Depuis janvier 2013, le Rwanda est membre non permanent du Conseil de Sécurité des Nations Unies. A ce titre, avec le soutien dont il bénéficie de la part des Etats Unis et de la Grande Bretagne, il est en assuré de bloquer toute décision qu’il juge défavorable à sa politique comme il peut faire opposer celle qu’il juge défavorable. Ainsi, lors de la crise du M23, la RDC a dû déployer des efforts énormes pour faire entendre sa voix à l’ONU alors que la situation était claire et a dû avaler des couleuvres pour placer son mot. Le Rwanda est même parvenu à faire chasser quelques personnalités du comité des experts chargés de suivre la situation à l’Est de la RDC parce qu’ils avaient osé révéler les preuves de l’implication du Rwanda dans la déstabilisation de l’Est de la RDC. Il est évident que les autres experts qui ont été épargnés par Kigali en ont retenu la leçon et seront désormais « sages » en rédigeant leurs rapports.

Le Rwanda préside en ce mois de juillet 2014 le Conseil de Sécurité des Nations Unies. C’est dans ce cadre qu’il s’est arrangé pour mettre sur l’ordre du jour la question de la sécurité à l’Est de la RDC qui sera débattu le 27 juillet. La ministre rwandaise des Affaires étrangères Louise Mushikiwabo présidera elle-même la séance. Le gouvernement de Kigali entend à cette occasion décrédibiliser l’offre des FDLR de déposer les armes, de dénigrer le travail de la Brigade d’Intervention au sein de la MONUSCO, en l’accusant de ne pas avoir voulu s’attaquer aux FDLR et même d’être en collusion avec elles, et donc de demander l’arrêt de son mandat, non pas pour avoir été inefficace, mais pour avoir démantelé la rébellion tutsi du M23 et avoir compris les tenants et les aboutissants de ces « rebellions made in Kigali ».

L’ONU prône des positions conduisant à l’impasse

Après la débâcle de la créature de Kigali qu’est le M23, l’ONU,  par la voix de ses représentants dans la région, continue d’exiger que le même sort soit réservé prioritairement aux FDLR. Or les mêmes représentants de l’ONU à l’Est de la RDC, surtout les techniciens et stratèges militaires, reconnaissent que contrairement au M23 , les combattants des FDLR n’occupent aucune position militaire connue et identifiée comme telle, qu’ils vivent mêlés à la population locale et donc qu’aucune attaque militaire de type classique  ne peut être menée contre les FDLR sauf si l’ONU voudrait faire des « dégâts collatéraux » bien supérieurs au but recherché.

Autre contre-sens, l’ONU avalise les listes de Kigali qui fixent quels leaders de l’opposition peuvent ou non se déplacer.

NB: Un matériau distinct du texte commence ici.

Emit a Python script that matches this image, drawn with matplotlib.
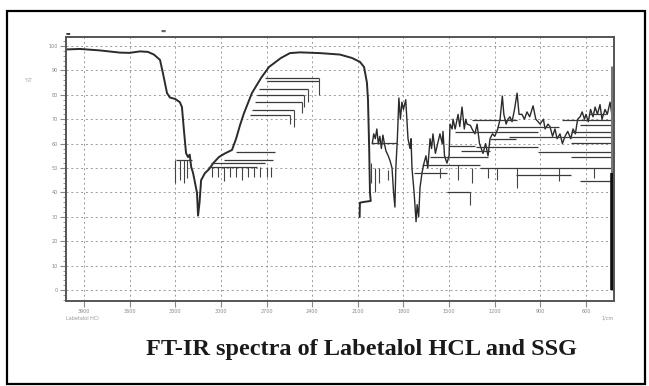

En même temps, elle encourage les ONG à favoriser le dialogue entre le régime et ses opposants. Comment alors ce dialogue pourrait s’établir si les leaders de l’opposition armée ou politique ne peuvent même pas répondre aux invitations des ONG de bonne volonté qui, depuis longtemps, sont reconnues et collaborent avec la même ONU ?

Il est clair que ce qui s’appelle « ONU, Conseil de Sécurité, Communauté internationale,… », ce « machin » ne fonctionne que pour ceux qui sont en « situation » à un moment donné pour une raison ou une autre. En ce qui concerne le Rwanda et la région des Grands Lacs, elle roule, depuis 1986 (conquête de l’Ouganda par un certain Yoweri Museveni) pour une certaine catégorie de la population. Reste à savoir pourquoi en est-on arrivé là et jusqu’à quand cela peut durer.